We're working pretty hard on Keybase. For the last year it was just 2 of us (me and https://keybase.io/max) , but some amazing people just joined the cause and we're building a much better service. Our Go client, for example, is almost on feature parity with the old Node reference client, and we've started working on a nice OSX GUI.
A lot has been written about PGP and its shortcomings, and we agree with pretty much all the points: client integration problems, usability, the WoT just sucking, key management, revocations. So far at Keybase we've attacking one of the most important problems with PKI in general, not just PGP: getting the right key for someone. But it's really only one piece.
I don't want to (yet!) give away too much of what we hope to launch later this year, but there's nothing about Keybase that's specific to PGP. Or chat - which people seem to get hung up on. We think we're in a very good position to release open source software that makes people's lives more secure and more convenient. Everything from financial transactions, chats, and releasing public software should be easy with a PKI. It's just not working yet.
If I may use this as a way to publicly suggest some features that I would love to see:
- Client should support looking at my existing trust.db. I already have a number of signatures I collected pre-keybase, and I have verified a bunch of identities. I'd like to use these, and in fact be able to tell keybase.io that I have more than just social web proof that these are who they say they are.
- Ability to use email addresses instead of just keybase names when referring to users.
- Autocomplete when typing handles/emails on the client's command line. Using the Node client currently without this feature.
- When I tried to encrypt a file using keybase recently, it gave me an obscure error (#100) instead of telling me that I was logged out.
- encrypt should not silently create a new file by default. It should not overwrite an existing file either. Do `keybase encrypt joe@example.com foo.txt` twice, and have foo.txt.acs overwritten the second time. Instead by default it should output to stdout, and let you specify a file as an optional argument.
- Lastly, and this is way outside the scope of what keybase currently does, I'd love a built-in tool for exchanging encrypted files. Currently, I use chunk.io + curl + gpg to do this:
I am not suggesting that you guys host any type of file sharing tool, but perhaps integration with a service like chunk.io or similar would be nice. Otherwise, the process of sharing a secret (say a file with API keys, etc.) with a co-worker is to encrypt the file, then email it, which is annoying.
I think keybase.io will be an important part of solving public key cryptography usability, given that more of my friends are on keybase.io than there were ever on the PGP keyservers.

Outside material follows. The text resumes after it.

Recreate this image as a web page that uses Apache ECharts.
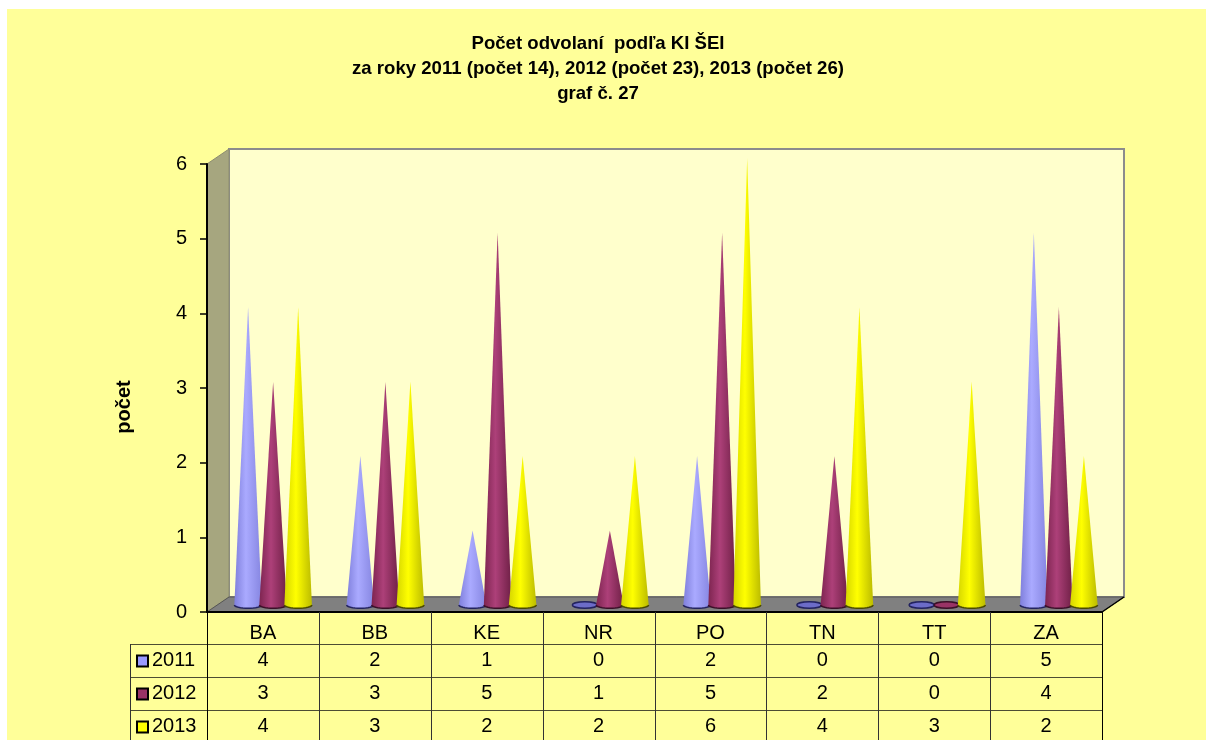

My thoughts are that with the implementation of data retention laws in Australia the ultra paranoid arena of PGP is becoming of greater relevance to the average citizen and so a simple, easily implemented, non-centralised, publicly identifiable crypto for everyday comms may become not only viable, but sought after - http://blog.lrdesign.com/2014/03/thoughts-on-keybase-io/
I will invite people to lobste.rs. Because of their rules (you misbehave, I have to bear the consequences) I will not just invite anyone, but only people I can find on the net and can be reasonable sure are not assholes.

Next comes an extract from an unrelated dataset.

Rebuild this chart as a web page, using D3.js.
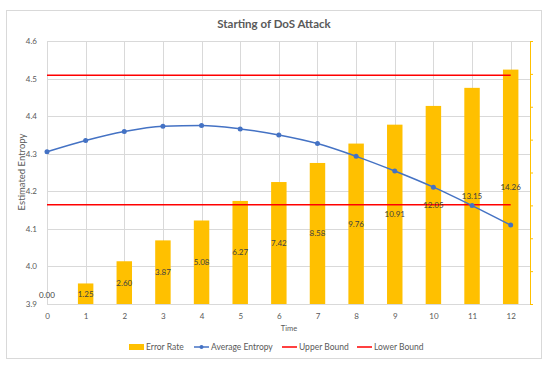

So write me a mail with some information about yourself (have a look at my profile for the address) and if you don't look like a total dick I'll send you an invite.

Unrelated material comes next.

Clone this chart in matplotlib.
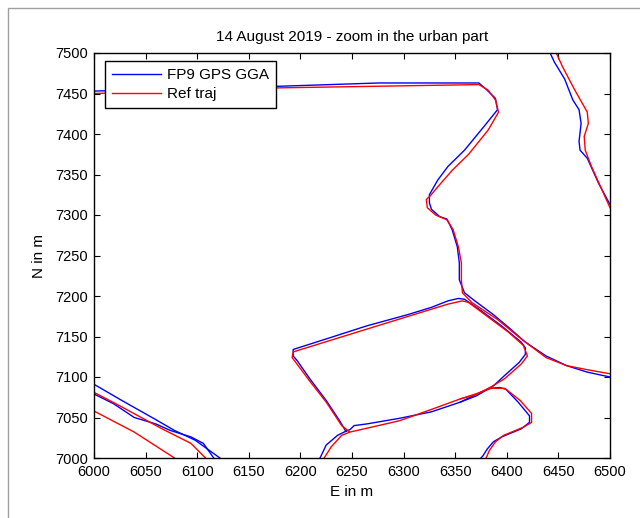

How can a web service encrypt your plaintext unless they have your private key?
Edit: ah you up an encrypted private key. I guess it gets decrypted live in your browser, without touching their network, if you trust keybase.io's JS. Whether you do indeed trust keybase IO's JS (it's OSS, yaay, is your browser running exactly what's on GitHub though?) is another matter.
It's because asymmetric cryptography is very inefficient, so most protocols just use asymmetric public/private keys to send a symmetric key (AES, etc) to the recipient, so further communications can happen over the much more efficient symmetric keys.
That's actually how PGP works too - it generates a random symmetric key, encrypts the message with it, then encrypts that key with the recipient's public key and both message and encrypted symmetric key are sent.